Criticizing the foundations of European patriarchal civilization, Falkova turns to antique black-figure vase painting. The vase ‘Her Own Guilt’ depicts the pursuit of a girl by male police officers who embody power. The title’s clichéd, cynical formula turns out to have been a constant fate over the centuries. Here on the vase this chase turns into what is a never-ending run around in circles. Traditional models dominant in society and passed down from generation to generation do not allow one to break free. The characters become prisoners of the chase, objects of tradition, like puppets or glove puppets moved by its invisible hands. In antique times, such vases filled with olive oil were handed out to the winners of competitions. For the heroine, the flight from repression also becomes a kind of competition, in which the prize is her recaptured subjectivity. But is it ever possible to win in an endless race around in circles?
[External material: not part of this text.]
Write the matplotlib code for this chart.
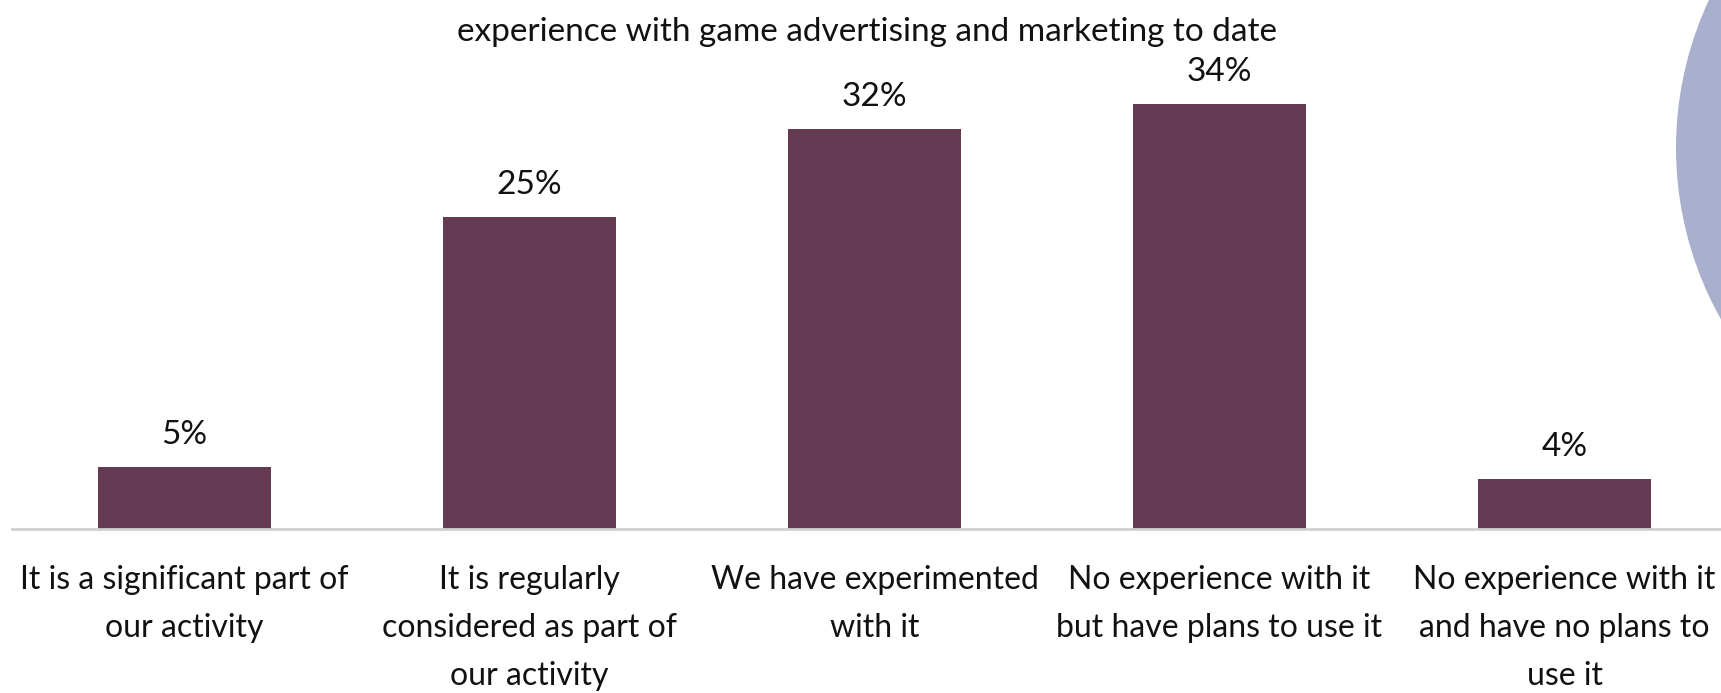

In the series ‘#painting with borscht’, the artist herself plays out the role of a housewife-artist who is plagued by everyday worries and finds sanctury in her art. She uses sheets and duvet covers as her canvas, and borscht which the artist sees as a symbol of kitchen slavery replaces the traditional oil paints in works referncing classical art such as ‘Leda and the Swan’, ‘Venus before the Mirror’, ‘Olympia’. Here there is an institutional critique of art with the traditional distribution of gender roles. Falkova speaks of a ‘critique of the masculine viewer's gaze’, more accustomed to the depiction of the female nude. Here what seems to be important is a kind of recoding of roles with the housewife reclaiming her subjectivity through the process of the creative and reflective act.
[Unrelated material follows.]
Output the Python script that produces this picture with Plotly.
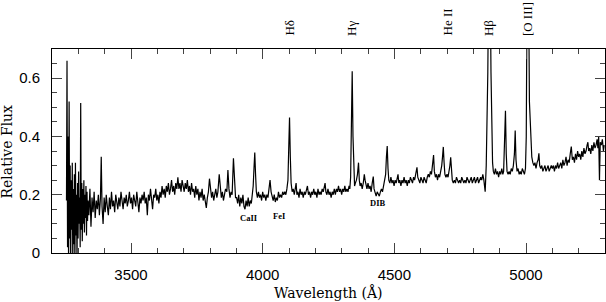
import plotly.graph_objects as go

# ---------------- data ----------------
wl_a = [3255, 3257, 3259, 3261, 3263, 3265, 3267, 3269, 3271, 3273, 3275, 3277, 3279, 3281,
        3283, 3285, 3287, 3289, 3291, 3293, 3295, 3297, 3299, 3301, 3303, 3305, 3307, 3309,
        3311, 3313, 3315, 3317, 3319, 3321, 3323, 3325, 3327, 3329, 3331, 3333, 3335, 3337]
fx_a = [0.18, 0.66, 0.02, 0.40, -0.05, 0.52, 0.05, 0.30, -0.05, 0.25, 0.08, 0.31, -0.05, 0.22,
        0.03, 0.27, -0.05, 0.31, 0.06, 0.20, -0.03, 0.24, 0.05, 0.28, 0.10, 0.19, 0.02, 0.515,
        0.08, 0.24, 0.04, 0.22, 0.10, 0.25, 0.07, 0.20, 0.12, 0.23, 0.06, 0.21, 0.11, 0.18]

wl_b = [3340, 3344, 3348, 3352, 3356, 3360, 3364, 3368, 3372, 3376, 3380, 3384, 3387, 3390,
        3394, 3398, 3402, 3406, 3410, 3414, 3418, 3422, 3426, 3430, 3434, 3438, 3442, 3446,
        3450, 3454, 3458, 3462, 3466, 3470, 3474, 3478, 3482, 3486, 3490, 3494, 3498, 3502,
        3506, 3510, 3514, 3518, 3522, 3526, 3530, 3534, 3538, 3542, 3546, 3550, 3554, 3558,
        3562, 3566, 3570, 3574, 3578, 3582, 3586, 3590, 3594, 3598]
fx_b = [0.13, 0.22, 0.09, 0.19, 0.14, 0.21, 0.12, 0.18, 0.15, 0.20, 0.13, 0.19, 0.33, 0.16,
        0.10, 0.19, 0.14, 0.20, 0.16, 0.13, 0.19, 0.15, 0.21, 0.16, 0.18, 0.14, 0.20, 0.17,
        0.15, 0.19, 0.16, 0.21, 0.17, 0.15, 0.19, 0.17, 0.20, 0.16, 0.18, 0.21, 0.17, 0.19,
        0.15, 0.20, 0.18, 0.16, 0.21, 0.18, 0.14, 0.19, 0.17, 0.20, 0.18, 0.21, 0.17, 0.19,
        0.13, 0.20, 0.18, 0.22, 0.18, 0.15, 0.20, 0.19, 0.22, 0.18]

wl_c = [3602, 3606, 3610, 3614, 3618, 3622, 3626, 3630, 3634, 3638, 3642, 3646, 3650, 3654,
        3658, 3662, 3666, 3670, 3674, 3678, 3682, 3686, 3690, 3694, 3698, 3702, 3706, 3710,
        3714, 3718, 3722, 3726, 3730, 3734, 3738, 3742, 3746, 3750, 3754, 3758, 3762, 3766,
        3770, 3774, 3778, 3782, 3786, 3790, 3794, 3798, 3802, 3806, 3810, 3814, 3818, 3822,
        3826, 3830, 3835, 3839, 3843, 3847, 3851, 3855, 3859, 3864, 3868, 3872, 3876, 3880,
        3884, 3889, 3893, 3897]
fx_c = [0.20, 0.17, 0.21, 0.19, 0.23, 0.20, 0.22, 0.19, 0.23, 0.21, 0.24, 0.20, 0.22, 0.25,
        0.21, 0.23, 0.20, 0.24, 0.22, 0.26, 0.22, 0.24, 0.21, 0.25, 0.23, 0.21, 0.24, 0.22,
        0.25, 0.21, 0.23, 0.20, 0.24, 0.21, 0.22, 0.19, 0.23, 0.20, 0.22, 0.18, 0.21, 0.19,
        0.22, 0.18, 0.20, 0.17, 0.155, 0.19, 0.21, 0.255, 0.22, 0.19, 0.21, 0.18, 0.20, 0.22,
        0.19, 0.21, 0.27, 0.21, 0.19, 0.21, 0.18, 0.20, 0.22, 0.21, 0.285, 0.22, 0.19, 0.21,
        0.20, 0.325, 0.22, 0.19]

wl_d = [3901, 3905, 3909, 3913, 3917, 3921, 3925, 3929, 3933, 3937, 3941, 3945, 3949, 3953,
        3957, 3961, 3964, 3967, 3970, 3973, 3976, 3980, 3984, 3988, 3992, 3996, 4000, 4004,
        4008, 4012, 4016, 4020, 4024, 4028, 4032, 4036, 4040, 4044, 4048, 4052, 4056, 4060,
        4064, 4068, 4072, 4076, 4080, 4084, 4088, 4092, 4096, 4099, 4102, 4105, 4108, 4112]
fx_d = [0.19, 0.17, 0.20, 0.16, 0.19, 0.17, 0.20, 0.16, 0.15, 0.18, 0.16, 0.19, 0.16, 0.18,
        0.17, 0.20, 0.23, 0.29, 0.345, 0.27, 0.21, 0.19, 0.21, 0.19, 0.20, 0.18, 0.21, 0.19,
        0.20, 0.18, 0.20, 0.19, 0.22, 0.25, 0.21, 0.19, 0.18, 0.20, 0.175, 0.19, 0.18, 0.21,
        0.19, 0.20, 0.19, 0.21, 0.20, 0.21, 0.20, 0.22, 0.25, 0.36, 0.465, 0.33, 0.24, 0.21]

wl_e = [4116, 4120, 4124, 4127, 4130, 4134, 4138, 4142, 4146, 4150, 4154, 4158, 4162, 4166,
        4170, 4174, 4178, 4182, 4186, 4190, 4194, 4198, 4202, 4206, 4210, 4214, 4218, 4222,
        4226, 4230, 4234, 4237, 4240, 4244, 4248, 4252, 4256, 4260, 4264, 4268, 4272, 4276,
        4280, 4284, 4288, 4292, 4296, 4300, 4304, 4308, 4312, 4316, 4320, 4324, 4328, 4331,
        4334, 4337, 4340, 4343, 4346, 4349]
fx_e = [0.22, 0.20, 0.23, 0.24, 0.20, 0.21, 0.19, 0.22, 0.20, 0.21, 0.19, 0.21, 0.20, 0.22,
        0.23, 0.20, 0.21, 0.19, 0.21, 0.20, 0.22, 0.20, 0.21, 0.19, 0.22, 0.20, 0.21, 0.20,
        0.22, 0.21, 0.23, 0.24, 0.21, 0.20, 0.22, 0.20, 0.21, 0.19, 0.21, 0.20, 0.22, 0.20,
        0.22, 0.21, 0.23, 0.21, 0.22, 0.20, 0.22, 0.21, 0.23, 0.21, 0.22, 0.21, 0.23, 0.22,
        0.26, 0.42, 0.624, 0.40, 0.26, 0.23]

wl_f = [4352, 4356, 4360, 4364, 4367, 4370, 4374, 4378, 4382, 4386, 4389, 4392, 4396, 4400,
        4404, 4408, 4412, 4416, 4420, 4423, 4427, 4431, 4435, 4439, 4443, 4447, 4451, 4455,
        4459, 4463, 4467, 4470, 4473, 4476, 4479, 4483, 4487, 4491, 4495, 4499, 4503, 4507,
        4511, 4514, 4517, 4521, 4525, 4529, 4533, 4537, 4541, 4545, 4549, 4553, 4557, 4561,
        4565, 4569, 4573, 4577, 4581, 4586, 4589, 4593, 4597, 4601, 4605, 4609, 4613, 4617,
        4621]
fx_f = [0.24, 0.25, 0.27, 0.31, 0.25, 0.23, 0.24, 0.22, 0.24, 0.27, 0.25, 0.23, 0.22, 0.24,
        0.22, 0.23, 0.21, 0.24, 0.262, 0.22, 0.21, 0.195, 0.21, 0.20, 0.195, 0.21, 0.22, 0.21,
        0.23, 0.24, 0.27, 0.33, 0.367, 0.29, 0.25, 0.24, 0.26, 0.24, 0.25, 0.23, 0.25, 0.24,
        0.26, 0.27, 0.24, 0.25, 0.23, 0.25, 0.24, 0.26, 0.24, 0.25, 0.23, 0.25, 0.24, 0.26,
        0.25, 0.24, 0.26, 0.25, 0.27, 0.294, 0.26, 0.25, 0.24, 0.26, 0.25, 0.24, 0.26, 0.25,
        0.24]

wl_g = [4625, 4629, 4633, 4637, 4641, 4645, 4649, 4652, 4656, 4660, 4664, 4668, 4672, 4676,
        4680, 4683, 4686, 4689, 4692, 4696, 4700, 4704, 4708, 4711, 4714, 4717, 4720, 4724,
        4728, 4732, 4736, 4740, 4744, 4748, 4752, 4756, 4760, 4764, 4768, 4772, 4776, 4780,
        4784, 4788, 4792, 4796, 4800, 4804, 4808, 4812, 4816, 4820, 4824, 4828, 4832, 4836,
        4840, 4845, 4849, 4852, 4855, 4858, 4861, 4864, 4867, 4870, 4873, 4876, 4880, 4884,
        4888, 4892, 4896, 4900, 4904, 4908, 4912, 4915, 4918, 4922, 4925, 4928, 4932, 4936,
        4940, 4944, 4948, 4952, 4956, 4959, 4962, 4966, 4970, 4974, 4978, 4982, 4986, 4990,
        4994, 4998]
fx_g = [0.26, 0.27, 0.26, 0.28, 0.27, 0.30, 0.336, 0.28, 0.26, 0.27, 0.25, 0.27, 0.26, 0.28,
        0.30, 0.33, 0.364, 0.31, 0.27, 0.26, 0.27, 0.26, 0.28, 0.30, 0.328, 0.27, 0.25, 0.24,
        0.25, 0.24, 0.26, 0.25, 0.24, 0.25, 0.24, 0.26, 0.25, 0.24, 0.25, 0.24, 0.26, 0.25,
        0.24, 0.25, 0.26, 0.24, 0.25, 0.26, 0.24, 0.25, 0.26, 0.24, 0.25, 0.26, 0.25, 0.27,
        0.25, 0.21, 0.30, 0.42, 0.62, 0.95, 1.20, 0.95, 0.62, 0.40, 0.31, 0.28, 0.27, 0.29,
        0.27, 0.28, 0.26, 0.28, 0.27, 0.29, 0.27, 0.28, 0.35, 0.488, 0.34, 0.28, 0.27, 0.28,
        0.27, 0.29, 0.28, 0.30, 0.34, 0.42, 0.32, 0.28, 0.29, 0.27, 0.28, 0.27, 0.29, 0.28,
        0.27, 0.29]

wl_h = [5001, 5004, 5007, 5010, 5013, 5016, 5019, 5022, 5026, 5030, 5034, 5038, 5042, 5046,
        5049, 5052, 5056, 5060, 5064, 5068, 5072, 5076, 5080, 5084, 5088, 5092, 5096, 5100,
        5104, 5108, 5112, 5116, 5120, 5124, 5128, 5132, 5136, 5140, 5144, 5148, 5152, 5156,
        5160, 5164, 5168, 5172, 5176, 5180, 5184, 5188, 5192, 5196, 5200, 5204, 5208, 5212,
        5216, 5220, 5224, 5228, 5232, 5235, 5238, 5242, 5246, 5250, 5254, 5258, 5262, 5266,
        5270, 5273, 5276, 5279, 5282, 5286, 5290, 5294, 5297]
fx_h = [0.40, 0.90, 1.80, 0.90, 0.52, 0.467, 0.40, 0.33, 0.31, 0.30, 0.31, 0.29, 0.31, 0.32,
        0.342, 0.30, 0.29, 0.30, 0.28, 0.29, 0.30, 0.28, 0.29, 0.30, 0.28, 0.29, 0.30, 0.29,
        0.30, 0.28, 0.30, 0.29, 0.31, 0.29, 0.30, 0.31, 0.29, 0.32, 0.30, 0.31, 0.33, 0.30,
        0.32, 0.31, 0.34, 0.365, 0.32, 0.33, 0.31, 0.34, 0.32, 0.35, 0.33, 0.34, 0.32, 0.35,
        0.33, 0.36, 0.34, 0.35, 0.37, 0.38, 0.35, 0.36, 0.34, 0.37, 0.35, 0.38, 0.36, 0.37,
        0.39, 0.36, 0.40, 0.25, 0.38, 0.37, 0.39, 0.35, 0.37]

line_names = ["H&#948;", "H&#947;", "He II", "H&#946;", "[O III]"]
line_waves = [4102, 4337, 4700, 4860, 5008]

feat_names = ["CaII", "FeI", "DIB"]
feat_waves = [3947, 4064, 4437]
feat_flux = [0.12, 0.128, 0.171]

x_ticks = [3500, 4000, 4500, 5000]
y_ticks = [0, 0.2, 0.4, 0.6]

# ---------------- figure ----------------
wave = wl_a + wl_b + wl_c + wl_d + wl_e + wl_f + wl_g + wl_h
flux = fx_a + fx_b + fx_c + fx_d + fx_e + fx_f + fx_g + fx_h

fig = go.Figure()
fig.add_trace(go.Scatter(x=wave, y=flux, mode="lines",
                         line=dict(color="black", width=1.2), hoverinfo="skip"))

axis_common = dict(showline=True, linecolor="black", linewidth=1, mirror="allticks",
                   ticks="inside", tickcolor="#444", tickwidth=1, showgrid=False,
                   zeroline=False, automargin=False,
                   tickfont=dict(family="Liberation Sans", size=15, color="black"))

fig.update_xaxes(range=[3200, 5300], tickvals=x_ticks, ticklen=10,
                 minor=dict(dtick=100, tick0=3200, ticklen=5, ticks="inside", tickcolor="#444"),
                 ticklabelstandoff=8, **axis_common)
fig.update_yaxes(range=[0, 0.7], tickvals=y_ticks, ticklen=10,
                 minor=dict(dtick=0.05, tick0=0, ticklen=5, ticks="inside", tickcolor="#444"),
                 ticklabelstandoff=8, **axis_common)

annotations = []
for name, w in zip(line_names, line_waves):
    annotations.append(dict(x=w, y=1.054, xref="x", yref="paper", text=name, textangle=-90,
                            xanchor="center", yanchor="bottom", showarrow=False,
                            font=dict(family="Liberation Serif", size=13, color="black")))
for name, w, f in zip(feat_names, feat_waves, feat_flux):
    annotations.append(dict(x=w, y=f, xref="x", yref="y", text="<b>" + name + "</b>",
                            showarrow=False, xanchor="center", yanchor="middle",
                            font=dict(family="Liberation Serif", size=8.5, color="black")))
annotations.append(dict(x=0.5, y=-0.194, xref="paper", yref="paper", text="Wavelength (&#197;)",
                        showarrow=False, xanchor="center", yanchor="middle",
                        font=dict(family="DejaVu Serif", size=14, color="black")))
annotations.append(dict(x=-0.0805, y=0.5, xref="paper", yref="paper", text="Relative Flux",
                        textangle=-90, showarrow=False, xanchor="center", yanchor="middle",
                        font=dict(family="DejaVu Serif", size=14, color="black")))

fig.update_layout(template="none", width=606, height=302,
                  margin=dict(l=52, r=1, t=49, b=49, autoexpand=False),
                  paper_bgcolor="white", plot_bgcolor="white", showlegend=False,
                  annotations=annotations)

fig.write_html("out.html", config={"displayModeBar": False},
               post_script="document.body.style.margin='0';document.body.style.overflow='hidden';")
One of the significant solo exhibitions of recent years was Madina Joldybekova's (b. 1991) ‘Mixed Feelings’, held in Almaty in 2021 dedicated to the theme of motherhood and its biased propaganda images. In Kazakh society, by imposing early motherhood people keep silent about the flip side. In a series of illustrations for a zine, the main theme is the merging of child and mother in the eyes of society. The image of the breast and its changes after childbirth become central in the rug series. The craft of carpet weaving traditionally associated with women's labour is a way to talk about female corporeality and personal experience. The artist juxtaposes the breast with dandelions, playing around with its ‘intoxicating’ milk, or with a chewed-up cassette tape, alluding to the tedium of breastfeeding, that gradually becomes a mechanical act. Thus Joldybekova also touches on the theme of estrangement of the breast, which it seems now belongs to the child rather than the mother. The triptych ‘Regular Star. Neutron Star. Black Hole’ deals with the transformation of the breast during the breastfeeding process and seeks to normalise it in society, as if to help women accept and assert themselves in this new round of life.
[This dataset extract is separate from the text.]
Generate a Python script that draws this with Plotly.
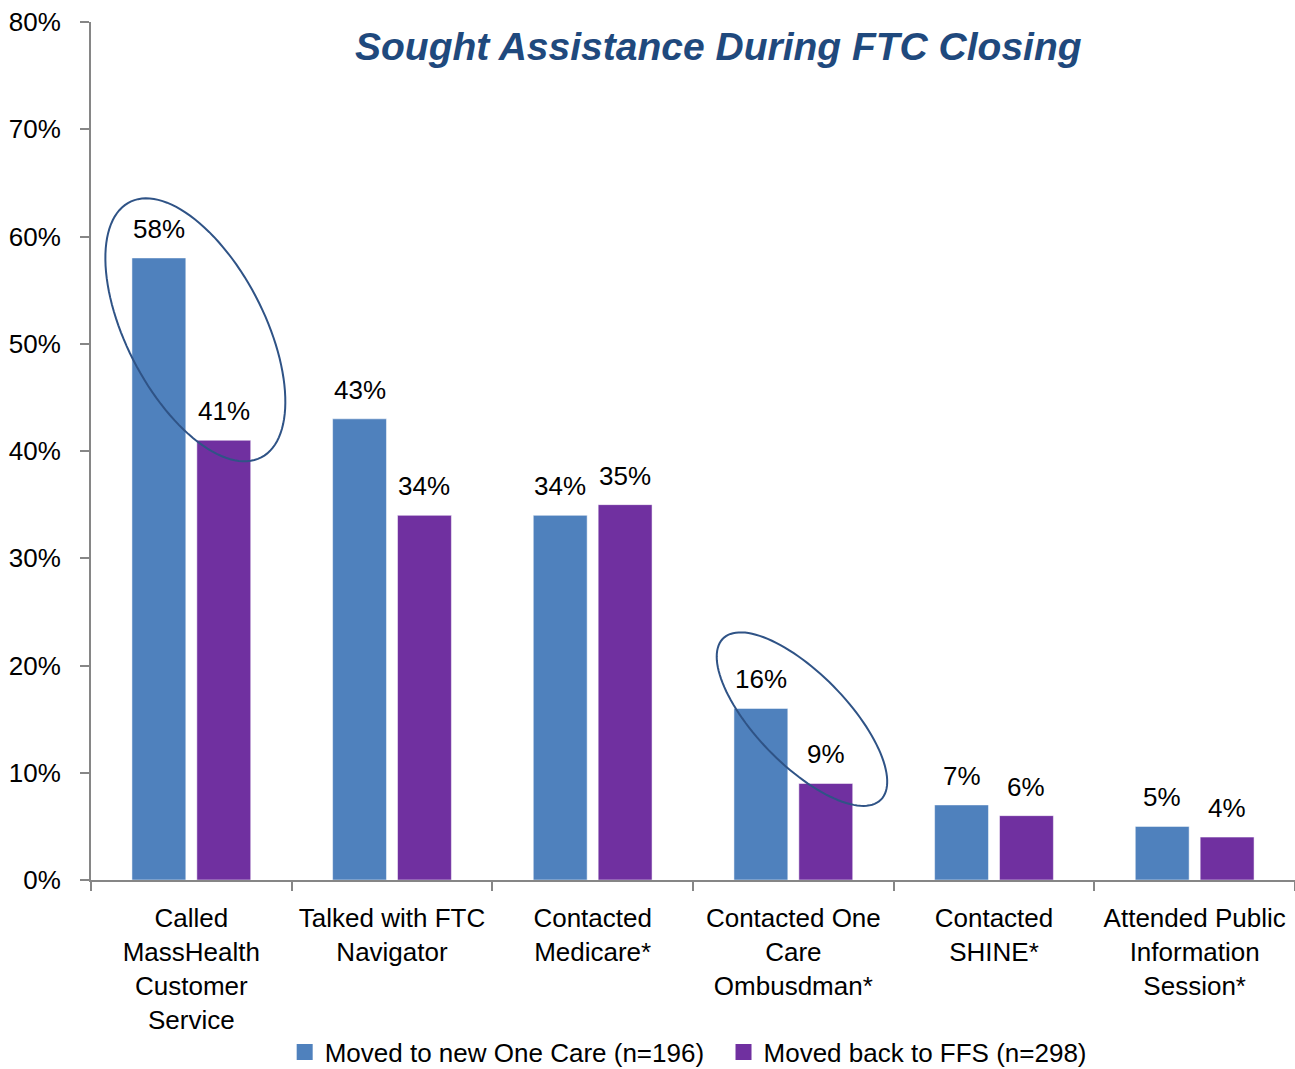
import numpy as np
import plotly.graph_objects as go

# ---------------- data ----------------
categories = [
    "Called<br>MassHealth<br>Customer<br>Service",
    "Talked with FTC<br>Navigator",
    "Contacted<br>Medicare*",
    "Contacted One<br>Care<br>Ombusdman*",
    "Contacted<br>SHINE*",
    "Attended Public<br>Information<br>Session*",
]
one_care_values = [58, 43, 34, 16, 7, 5]
ffs_values = [41, 34, 35, 9, 6, 4]
series_names = ["Moved to new One Care (n=196)", "Moved back to FFS (n=298)"]
y_tick_values = [0, 10, 20, 30, 40, 50, 60, 70, 80]
y_tick_labels = [f"{v}%" for v in y_tick_values]
title_text = "Sought Assistance During FTC Closing"

# ---------------- style ----------------
W, H = 1295, 1069
ML, MR, MT, MB = 91, 0, 22, 189
PW, PH = W - ML - MR, H - MT - MB
YMAX = 80
BARGAP = 0.353
GROUPGAP = 0.17
FONT = "Liberation Sans, Arial, sans-serif"
FS = 26
BLUE = "#4F81BD"
PURPLE = "#7030A0"
AXIS = "#868686"

fig = go.Figure()
for k, (name, vals, col) in enumerate([(series_names[0], one_care_values, BLUE),
                                       (series_names[1], ffs_values, PURPLE)]):
    fig.add_trace(go.Bar(
        x=categories, y=vals, name=name, showlegend=False,
        marker=dict(color=col, line=dict(color="rgba(255,255,255,0.5)", width=1)),
        hoverinfo="x+y",
    ))
    # legend entry with a larger square swatch (extra spacing after first item)
    fig.add_trace(go.Scatter(
        x=[None], y=[None], mode="markers",
        name=name + ("\u00a0\u00a0" if k == 0 else ""),
        marker=dict(symbol="square", size=17, color=col),
        showlegend=True,
    ))

# value labels above each bar
slot = (1 - BARGAP) / 2
for i in range(len(categories)):
    for vals, off in [(one_care_values, -slot / 2), (ffs_values, slot / 2)]:
        fig.add_annotation(
            x=i + off, y=vals[i], xref="x", yref="y",
            text=f"{vals[i]}%", showarrow=False,
            yanchor="bottom", yshift=12,
            font=dict(family=FONT, size=FS, color="black"),
        )

# highlight ellipses (center: category index offset, value; semi-axes px; angle deg)
def ellipse_path(cat_pos, val, a, b, theta_deg):
    cx = ML + (cat_pos + 0.5) * PW / len(categories)
    cy = MT + PH * (1 - val / YMAX)
    th = np.radians(theta_deg)
    t = np.linspace(0, 2 * np.pi, 120)
    px = cx + a * np.cos(th) * np.cos(t) - b * np.sin(th) * np.sin(t)
    py = cy + a * np.sin(th) * np.cos(t) + b * np.cos(th) * np.sin(t)
    xs = (px - ML) / PW
    ys = (MT + PH - py) / PH
    pts = [f"{x:.5f},{y:.5f}" for x, y in zip(xs, ys)]
    return "M" + " L".join(pts) + " Z"

for cat_pos, val, a, b, th in [(0.02, 51.3, 143.6, 69.0, 62.7),
                              (3.043, 15.0, 112.8, 45.5, 45.7)]:
    fig.add_shape(type="path", xref="paper", yref="paper",
                  path=ellipse_path(cat_pos, val, a, b, th),
                  line=dict(color="#2F5386", width=2), fillcolor="rgba(0,0,0,0)")

fig.add_annotation(
    xref="paper", yref="paper", x=(718 - ML) / PW, y=(MT + PH - 47) / PH,
    text=f"<b><i>{title_text}</i></b>", showarrow=False,
    xanchor="center", yanchor="middle",
    font=dict(family=FONT, size=39, color="#1F497D"),
)

fig.update_layout(
    width=W, height=H,
    margin=dict(l=ML, r=MR, t=MT, b=MB, autoexpand=False),
    paper_bgcolor="white", plot_bgcolor="white",
    barmode="group", bargap=BARGAP, bargroupgap=GROUPGAP,
    font=dict(family=FONT, size=FS, color="black"),
    showlegend=True,
    legend=dict(orientation="h", x=0.496, xanchor="center", y=-0.2005, yanchor="middle",
                font=dict(family=FONT, size=FS, color="black"),
                itemwidth=30, traceorder="normal", tracegroupgap=0),
)
fig.update_xaxes(
    type="category", showline=True, linecolor=AXIS, linewidth=2,
    ticks="outside", tickson="boundaries", ticklen=9, tickcolor=AXIS, tickwidth=2,
    showgrid=False, tickangle=0, automargin=False, ticklabelstandoff=14,
    tickfont=dict(family=FONT, size=FS, color="black"),
)
fig.update_yaxes(
    range=[0, YMAX], tickvals=y_tick_values, ticktext=y_tick_labels,
    showline=True, linecolor=AXIS, linewidth=2,
    ticks="outside", ticklen=9, tickcolor=AXIS, tickwidth=2,
    showgrid=False, zeroline=False, ticklabelstandoff=14, automargin=False,
    tickfont=dict(family=FONT, size=FS, color="black"),
)

fig.write_html("out.html",
               config={"displayModeBar": False},
               post_script="document.body.style.margin='0px';document.body.style.overflow='hidden';")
The series of works on paper called ‘The burning Kelin (zhasau)’ by Assel Kenzhetayeva (b. 1980) creates the polysemantic image of a Kazakh woman aged 30-50, to which society pays little attention. “There is always either a young girl or a wise old woman”, says the artist. “There's a gap between the two, and it is just seen as an age of becoming.” In this series Kenzhetaeva combines the style of glossy fashion magazines with Turkic traditions. Painted belts, bracelets and other national ornaments are made in such abundance that they seem to be a burden. Bracelets are reminiscent of shackles, and the mound of korpe (traditional blankets) in her hands or on her back evokes associations with a tortured pack animal. The artist shows us how women are constrained by conservative moral taboos and expectations of society, and finally, also how the overload with domestic work does not cancel out a woman’s duty to be seen as attractive by her husband. And then there are the trappings of a very different type: acid tights, highheeled shoes, the eroticism of the semi-naked body. There are sometimes weapons, knives on her belt, sometimes a sword or an axe suggesting that Kenzhetayeva's women are warriors and superheroines. In this context, the national tradition is fertile ground. "For me, it is important not only to show the 21st century woman, but also her free Turkic roots," says Kenzhetayeva, "Many Turkic women received a military education. Like the men, they took part in wars and campaigns. They played a very significant role in society.” This image of an independent and strong nomad woman is also traditional and could be a mainstay for a Kazakh woman today. The series does not only question the place of women in Kazakh society, but calls on her to understand herself and take her destiny in her own hands.

The art of Kazakhstan today that raises these thorny and enduring gender issues, in all its variety of media and individual themes, turns viewers to questions about human rights, the transformation of an outmoded hierarchical worldview, and the challenges of reclaiming subjectivity, the right of an individual to belong to him- or herself and to speak with one’s own individual voice. This problem is broader than just a gender agenda. The work and efforts needed to solve it are not only about self-realization and the building of horizontal forms of communication between people, but also engendering an environment of solidarity and empathy in Kazakh society. This means its ability to defend its rights and to develop.